Japan is an incredible country to visit but it’s pricey. If you’re traveling on a budget or you miss the last train and find yourself in need of accommodation, you can stay at a capsule hotel.
Capsule hotels (also known as pod hotels) have been steadily growing in popularity in recent years and more and more of them continue to pop up in Japan’s cities. They are like normal hotels but instead of a normal-sized room, you sleep in a small cubicle.
However, they are much more than just tiny sleep pods. Though they are small, they are also uba-modern, comfortable, convenient, and often include access to luxury facilities such as spas and saunas.
The price of capsule hotels generally ranges between 3000-5,500 YN (US$30-50) a night. This normally includes high-speed internet access as well as basic facilities such as toilets and baths. There are some more extravagant, luxury capsule hotels which are more expensive.
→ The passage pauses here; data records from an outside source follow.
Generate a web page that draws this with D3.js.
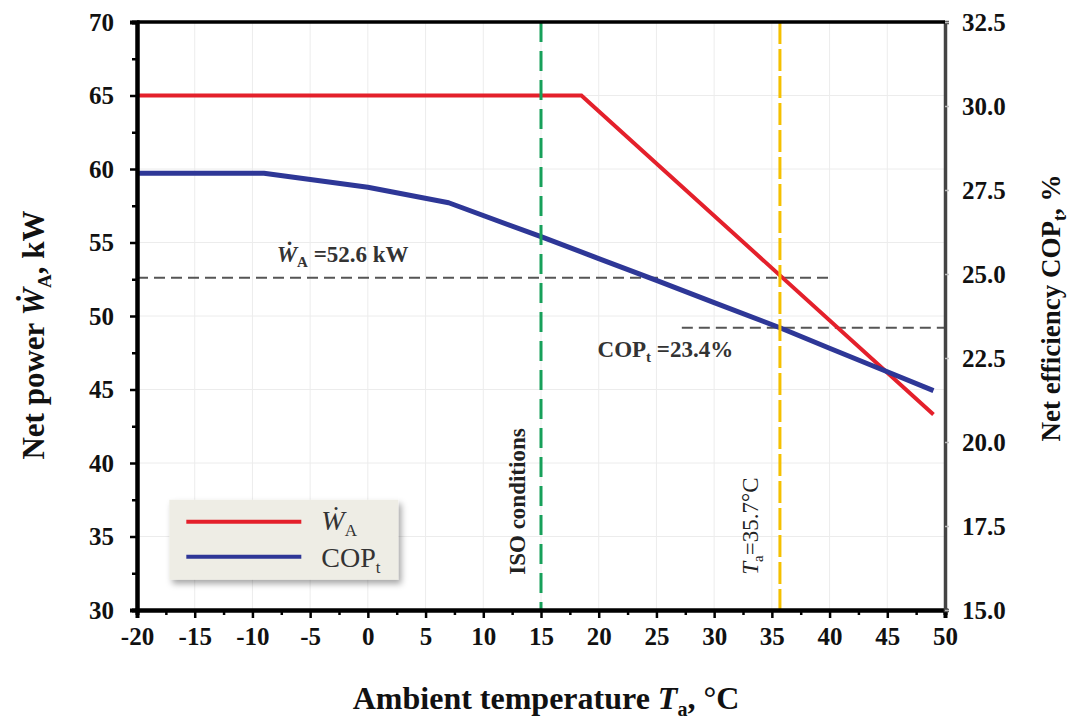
<!DOCTYPE html>
<html>
<head>
<meta charset="utf-8">
<script src="https://cdn.jsdelivr.net/npm/d3@7"></script>
<style>
    body { margin: 0; background: #fff; }
    text { font-family: "Liberation Serif", "Times New Roman", "DejaVu Serif", serif; }
</style>
</head>
<body>
<div id="chart"></div>
<script>
// data
const powerTemp = [-20, 18.5, 49]
const powerValues = [65, 65, 43.3]
const copTemp = [-20, -9, 0, 7, 15, 20, 25, 30, 35.7, 40, 45, 49]
const copValues = [28.0, 28.0, 27.58, 27.12, 26.11, 25.46, 24.81, 24.15, 23.4, 22.79, 22.09, 21.53]

const xTickValues = [-20, -15, -10, -5, 0, 5, 10, 15, 20, 25, 30, 35, 40, 45, 50]
const xMinorValues = [-17.5, -12.5, -7.5, -2.5, 2.5, 7.5, 12.5, 17.5, 22.5, 27.5, 32.5, 37.5, 42.5, 47.5]
const leftTickValues = [30, 35, 40, 45, 50, 55, 60, 65, 70]
const leftMinorValues = [32.5, 37.5, 42.5, 47.5, 52.5, 57.5, 62.5, 67.5]
const rightTickValues = [15, 17.5, 20, 22.5, 25, 27.5, 30, 32.5]

const isoTemp = 15
const designTemp = 35.7
const designPower = 52.6
const designCop = 23.4
const powerRefEnd = 40
const copRefStart = 27.2

const margin = { top: 22, right: 132, bottom: 110, left: 137 },
    width = 1077 - margin.left - margin.right,
    height = 720 - margin.top - margin.bottom;

const root = d3.select("#chart")
    .append("svg")
    .attr("width", 1077)
    .attr("height", 720)

const defs = root.append("defs")
const shadow = defs.append("filter").attr("id", "shadow")
    .attr("x", "-10%").attr("y", "-10%").attr("width", "130%").attr("height", "140%")
shadow.append("feDropShadow")
    .attr("dx", 3).attr("dy", 4).attr("stdDeviation", 3)
    .attr("flood-color", "#000").attr("flood-opacity", 0.35)

const svg = root.append("g")
    .attr("transform", `translate(${margin.left},${margin.top})`);

let x = d3.scaleLinear().domain([-20, 50]).range([0, width])
let yLeft = d3.scaleLinear().domain([30, 70]).range([height, 0])
let yRight = d3.scaleLinear().domain([15, 32.5]).range([height, 0])

// faint grid
svg.append("g")
    .selectAll("line")
    .data(xTickValues)
    .enter().append("line")
    .attr("x1", d => x(d)).attr("x2", d => x(d))
    .attr("y1", 0).attr("y2", height)
    .attr("stroke", "#ececec").attr("stroke-width", 1)
svg.append("g")
    .selectAll("line")
    .data(leftTickValues)
    .enter().append("line")
    .attr("x1", 0).attr("x2", width)
    .attr("y1", d => yLeft(d)).attr("y2", d => yLeft(d))
    .attr("stroke", "#ececec").attr("stroke-width", 1)

// reference dashed lines
svg.append("line")
    .attr("x1", x(-20)).attr("x2", x(powerRefEnd))
    .attr("y1", yLeft(designPower)).attr("y2", yLeft(designPower))
    .attr("stroke", "#555").attr("stroke-width", 2)
    .attr("stroke-dasharray", "11,6")
svg.append("line")
    .attr("x1", x(copRefStart)).attr("x2", x(50))
    .attr("y1", yRight(designCop)).attr("y2", yRight(designCop))
    .attr("stroke", "#555").attr("stroke-width", 2)
    .attr("stroke-dasharray", "11,6")

// data lines
svg.append("path")
    .datum(powerTemp.map((t, i) => [t, powerValues[i]]))
    .attr("fill", "none")
    .attr("stroke", "#e4202b")
    .attr("stroke-width", 4)
    .attr("d", d3.line()
        .x(d => x(d[0]))
        .y(d => yLeft(d[1]))
    )

svg.append("path")
    .datum(copTemp.map((t, i) => [t, copValues[i]]))
    .attr("fill", "none")
    .attr("stroke", "#2e3797")
    .attr("stroke-width", 5)
    .attr("stroke-linejoin", "round")
    .attr("d", d3.line()
        .x(d => x(d[0]))
        .y(d => yRight(d[1]))
    )

// vertical marker lines
svg.append("line")
    .attr("x1", x(isoTemp)).attr("x2", x(isoTemp))
    .attr("y1", 0).attr("y2", height)
    .attr("stroke", "#17a05a").attr("stroke-width", 3)
    .attr("stroke-dasharray", "20,9")
svg.append("line")
    .attr("x1", x(designTemp)).attr("x2", x(designTemp))
    .attr("y1", 0).attr("y2", height)
    .attr("stroke", "#f5c000").attr("stroke-width", 3)
    .attr("stroke-dasharray", "22,5")

// axes
function styleAxis(g, color, lineWidth) {
    g.select(".domain").attr("stroke", color).attr("stroke-width", lineWidth)
    g.selectAll(".tick line").attr("stroke", color).attr("stroke-width", 2.5)
    g.selectAll("text")
        .attr("font-size", "25px")
        .attr("font-weight", "bold")
        .attr("font-family", "Liberation Serif, Times New Roman, serif")
        .attr("fill", "#111")
}

let xMinor = svg.append("g")
    .attr("transform", "translate(0," + height + ")")
    .call(d3.axisBottom(x).tickValues(xMinorValues).tickSize(5).tickFormat(""))
styleAxis(xMinor, "#000", 4)

let xAxis = svg.append("g")
    .attr("transform", "translate(0," + height + ")")
    .call(d3.axisBottom(x).tickValues(xTickValues).tickSize(8).tickPadding(9).tickFormat(d3.format("d")))
styleAxis(xAxis, "#000", 4)
xAxis.selectAll("text").text(d => d < 0 ? "-" + Math.abs(d) : d)

let yMinor = svg.append("g")
    .call(d3.axisLeft(yLeft).tickValues(leftMinorValues).tickSize(5).tickFormat(""))
styleAxis(yMinor, "#000", 4)

let yAxis = svg.append("g")
    .call(d3.axisLeft(yLeft).tickValues(leftTickValues).tickSize(7).tickPadding(16))
styleAxis(yAxis, "#000", 4)

let yAxisRight = svg.append("g")
    .attr("transform", `translate(${width},0)`)
    .call(d3.axisRight(yRight).tickValues(rightTickValues).tickSize(4).tickPadding(13).tickFormat(d3.format(".1f")))
styleAxis(yAxisRight, "#444", 3.5)
yAxisRight.selectAll(".tick line").attr("stroke", "#bbb").attr("stroke-width", 1.5)

svg.append("line")
    .attr("x1", 0).attr("x2", width)
    .attr("y1", 0).attr("y2", 0)
    .attr("stroke", "#000").attr("stroke-width", 3.5)

// annotations
let wLabel = svg.append("text")
    .attr("x", x(-7.9)).attr("y", yLeft(53.7))
    .attr("font-size", "23px").attr("font-weight", "bold").attr("fill", "#333")
wLabel.append("tspan").attr("font-style", "italic").text("Ẇ")
wLabel.append("tspan").attr("font-size", "15px").attr("dy", 5).text("A")
wLabel.append("tspan").attr("dy", -5).text(" =52.6 kW")

let copLabel = svg.append("text")
    .attr("x", x(19.9)).attr("y", yLeft(47.2))
    .attr("font-size", "23px").attr("font-weight", "bold").attr("fill", "#333")
copLabel.append("tspan").text("COP")
copLabel.append("tspan").attr("font-size", "15px").attr("dy", 5).text("t")
copLabel.append("tspan").attr("dy", -5).text(" =23.4%")

svg.append("text")
    .attr("transform", `translate(${x(isoTemp) - 16},${yLeft(32.4)}) rotate(-90)`)
    .attr("font-size", "23px").attr("font-weight", "bold").attr("fill", "#222")
    .text("ISO conditions")

let taLabel = svg.append("text")
    .attr("transform", `translate(${x(designTemp) - 22},${yLeft(32.4)}) rotate(-90)`)
    .attr("font-size", "23px").attr("fill", "#222")
taLabel.append("tspan").attr("font-style", "italic").text("T")
taLabel.append("tspan").attr("font-size", "15px").attr("dy", 5).text("a")
taLabel.append("tspan").attr("dy", -5).text("=35.7°C")

// legend
let legend = svg.append("g").attr("transform", `translate(${x(-17.2)},${yLeft(37.5)})`)
legend.append("rect")
    .attr("width", 229).attr("height", 80)
    .attr("fill", "#eeede5")
    .attr("filter", "url(#shadow)")
legend.append("line")
    .attr("x1", 17).attr("x2", 132).attr("y1", 22).attr("y2", 22)
    .attr("stroke", "#e4202b").attr("stroke-width", 4)
legend.append("line")
    .attr("x1", 17).attr("x2", 132).attr("y1", 57).attr("y2", 57)
    .attr("stroke", "#2e3797").attr("stroke-width", 4)
let lg1 = legend.append("text").attr("x", 152).attr("y", 30).attr("font-size", "28px").attr("fill", "#333")
lg1.append("tspan").attr("font-style", "italic").text("Ẇ")
lg1.append("tspan").attr("font-size", "17px").attr("dy", 6).text("A")
let lg2 = legend.append("text").attr("x", 152).attr("y", 67).attr("font-size", "28px").attr("fill", "#333")
lg2.append("tspan").text("COP")
lg2.append("tspan").attr("font-size", "17px").attr("dy", 6).text("t")

// axis titles
let xTitle = root.append("text")
    .attr("x", 546).attr("y", 709)
    .attr("text-anchor", "middle")
    .attr("font-size", "32px").attr("font-weight", "bold").attr("fill", "#111")
xTitle.append("tspan").text("Ambient temperature ")
xTitle.append("tspan").attr("font-style", "italic").text("T")
xTitle.append("tspan").attr("font-size", "20px").attr("dy", 7).text("a")
xTitle.append("tspan").attr("dy", -7).text(", °C")

let yTitle = root.append("text")
    .attr("transform", "translate(44,335) rotate(-90)")
    .attr("text-anchor", "middle")
    .attr("font-size", "31px").attr("font-weight", "bold").attr("fill", "#111")
yTitle.append("tspan").text("Net power ")
yTitle.append("tspan").attr("font-style", "italic").text("Ẇ")
yTitle.append("tspan").attr("font-size", "19px").attr("dy", 7).text("A")
yTitle.append("tspan").attr("dy", -7).text(", kW")

let yTitleRight = root.append("text")
    .attr("transform", "translate(1060,308) rotate(-90)")
    .attr("text-anchor", "middle")
    .attr("font-size", "27px").attr("font-weight", "bold").attr("fill", "#111")
yTitleRight.append("tspan").text("Net efficiency COP")
yTitleRight.append("tspan").attr("font-size", "18px").attr("dy", 6).text("t")
yTitleRight.append("tspan").attr("dy", -6).text(", %")
</script>
</body>
</html>
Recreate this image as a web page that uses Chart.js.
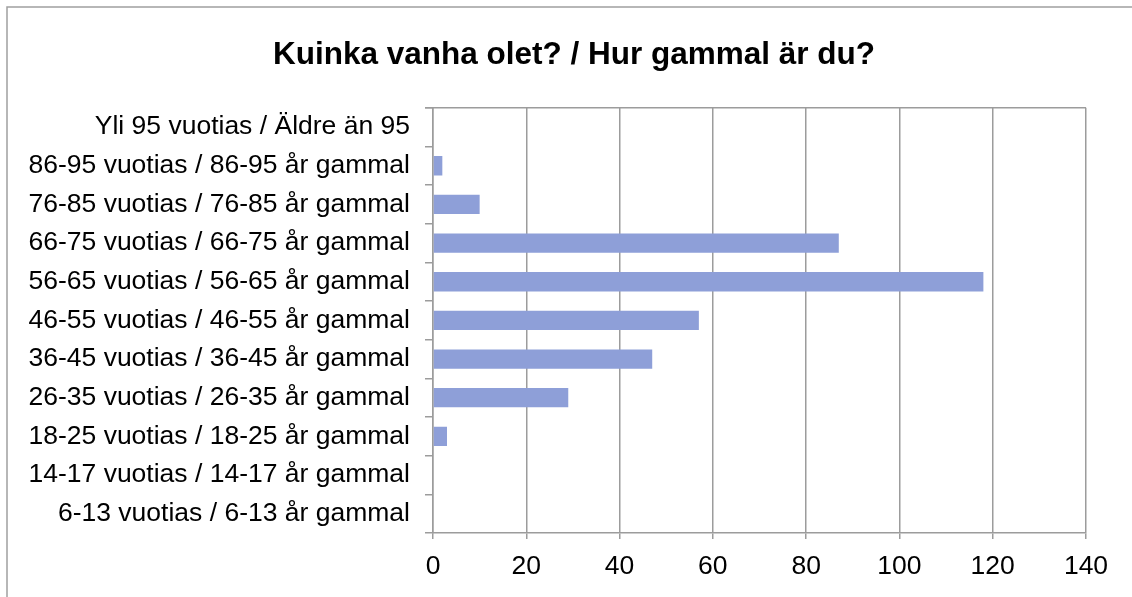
<!DOCTYPE html>
<html>
<head>
<meta charset="utf-8">
<script src="https://cdn.jsdelivr.net/npm/chart.js@4"></script>
<style>
  html, body { margin: 0; padding: 0; background: #fff; }
  #wrap { width: 1132px; height: 597px; }
</style>
</head>
<body>
<div id="wrap"><canvas id="ageChart" width="1132" height="597"></canvas></div>
<script>
let categories = [
    "Yli 95 vuotias / Äldre än 95",
    "86-95 vuotias / 86-95 år gammal",
    "76-85 vuotias / 76-85 år gammal",
    "66-75 vuotias / 66-75 år gammal",
    "56-65 vuotias / 56-65 år gammal",
    "46-55 vuotias / 46-55 år gammal",
    "36-45 vuotias / 36-45 år gammal",
    "26-35 vuotias / 26-35 år gammal",
    "18-25 vuotias / 18-25 år gammal",
    "14-17 vuotias / 14-17 år gammal",
    "6-13 vuotias / 6-13 år gammal"
];
let answers = [0, 2, 10, 87, 118, 57, 47, 29, 3, 0, 0];
let xTicks = [0, 20, 40, 60, 80, 100, 120, 140];

const font = "Arial, 'Liberation Sans', sans-serif";
const gridGray = "#9c9c9c";

// outer frame + top edge of the plot area, and title centred like the original
const framePlugin = {
    id: "frame",
    afterLayout(chart) {
        if (chart.titleBlock) chart.titleBlock.left = 62;
    },
    afterDraw(chart) {
        let ctx = chart.ctx;
        let a = chart.chartArea;
        ctx.save();
        ctx.strokeStyle = "#a0a0a0";
        ctx.lineWidth = 1.5;
        ctx.beginPath();
        ctx.moveTo(7, 597);
        ctx.lineTo(7, 7);
        ctx.lineTo(1132, 7);
        ctx.stroke();
        ctx.strokeStyle = gridGray;
        ctx.beginPath();
        ctx.moveTo(a.left - 8, a.top);
        ctx.lineTo(a.right, a.top);
        ctx.stroke();
        ctx.restore();
    }
};

new Chart(document.getElementById("ageChart"), {
    type: "bar",
    data: {
        labels: categories,
        datasets: [{
            data: answers,
            backgroundColor: "#8e9fd8",
            barPercentage: 0.5,
            categoryPercentage: 1.0
        }]
    },
    plugins: [framePlugin],
    options: {
        indexAxis: "y",
        responsive: false,
        animation: false,
        layout: { padding: { left: 0, right: 46, top: 36, bottom: 0 } },
        plugins: {
            legend: { display: false },
            tooltip: { enabled: false },
            title: {
                display: true,
                text: "Kuinka vanha olet? / Hur gammal är du?",
                color: "#000",
                font: { family: font, size: 31.5, weight: "bold" },
                padding: { top: 0, bottom: 34 }
            }
        },
        scales: {
            x: {
                min: 0,
                max: 140,
                afterBuildTicks: scale => { scale.ticks = xTicks.map(v => ({ value: v })); },
                afterFit: scale => { scale.height = 64; },
                grid: { color: gridGray, lineWidth: 1.5, tickLength: 6 },
                border: { color: gridGray, width: 1.5 },
                ticks: { color: "#000", padding: 12, font: { family: font, size: 26.5 } }
            },
            y: {
                afterFit: scale => { scale.width = 433; },
                grid: { drawOnChartArea: false, color: gridGray, lineWidth: 1.5, tickLength: 8 },
                border: { color: gridGray, width: 1.5 },
                ticks: { color: "#000", padding: 15, font: { family: font, size: 26.5 } }
            }
        }
    }
});
</script>
</body>
</html>
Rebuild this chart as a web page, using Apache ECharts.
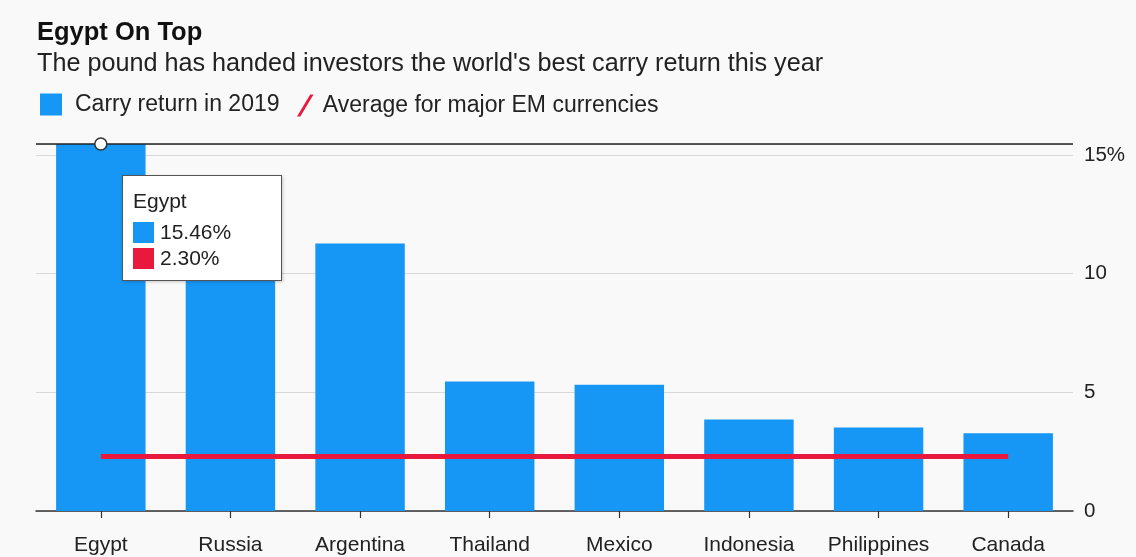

The rise of Japanese capsule hotels
The word “kapusera” (capsule) was absorbed into the Japanese language in the 1960s and carries a similar meaning to the English equivalent: small and futuristic. This word was chosen by the company who opened the world’s first capsule hotel in 1979: the ‘Capsule Inn Osaka’.
The designers laid the successful blueprint which many others have since replicated. There are now hundreds of capsule hotels in Japan and they have even taken off abroad. China’s first capsule hotel opened in 2012 and the first European capsule hotel opened in Belgium in 2014.
Capsule hotel rules and etiquette
When staying in a capsule hotel you’re staying in close quarters with many other people. Many capsule hotels are women or men-only and there are some standard, basic rules which guests have to follow:
- Wear slippers inside. Most capsule hotels have lockers near the entrance where guests leave their shoes and swap them for slippers. They key for the shoe lockers is often left at the reception.
- Capsule hotel robes. Guests are usually given a gown or robe to change into. It is not considered rude to walk around the hotel wearing these.
- Cover tattoos when bathing. Many capsule hotels have fantastic communal baths which are normally separated by gender. Wash your body and hair before bathing and also cover your tattoos if possible. Tattoos are associated with crime in Japan.
- Be quiet and courteous in your capsule. The walls are generally thin and you’re very close to your neighbors. Try to be as quiet as possible to respect the other guests.
Best capsule hotels in Tokyo
Nine Hours Narita Airport
Situated in Terminal 2 of Narita Airport, this capsule hotel is a haven for those whose flights have been delayed or are in transit. It has lockers, showers (toiletries are provided), and a lounge. Hourly rates are available for those who just want a nap and breakfast is available.
First Cabin Akihabara
First Cabin Akihabara is just a 4-minute walk from Akihabara Station, so it’s perfect for those traveling with a JR Pass. Every micro-room has a bed, TV (with headphones), and safety deposit box. There is a lounge as well as a large, public bath where guests can relax.
Green Plaza Shinjuku / Le Luck Spa
If you’re looking for a luxury capsule hotel in Tokyo then this one is perfect. It has saunas, an outdoor bath, hot springs, massage rooms, a napping room, lounge, and restaurant. The facilities are segregated by gender. The ‘Le Luck Spa’ is for women and allows for plenty of pampering.
Centurion Cabin & Spa Akasaka
Exclusively for women, the capsule hotel is just a 2-minute walk from Akasaka-mitsuke Station. The facilities include a sauna, massage chairs, free drinks, and a bath with an oriental interior design. The capsules have large TVs, aroma diffusers, and humidifiers.
Best capsule hotels in Osaka
Osaka Hokko Marina Resort Guesthouse
The guesthouse is for women only and moms can take children of up to 9 years old with them for free. Located on the marina, it is the ideal location for those who want to get involved in yachting or other marine activities. There are also on-site tennis courts and parks.
Capsule Inn Osaka
The first ever capsule hotel is still open. Rooms are only available for men over 19 years old. It is conveniently located just 350 meters from Umeda Subway Station and 1km from Osaka Station. There are sauna and massage facilities and a lounge. Each room has a TV and breakfast is available for a fee.
Shell Nell Namba
This capsule is split into separate male and female sections into two different floors. It is known for its trendy café which provides a delicious breakfast. Rooms have TVS, electric power suppliers, and USB plugs. The beds are soft, comfortable, and allow you to have a great night’s sleep.
Capsule Hotel Astil Dotonbori
Situated in the heart of Minami, Osaka’s main shopping district, it is just a minute’s walk from Namba Station. The floors are separated by gender and there are private showers and toilets. The rooms are spacious and the beds are comfortable. Guests can quickly access many top sightseeing spots in the area.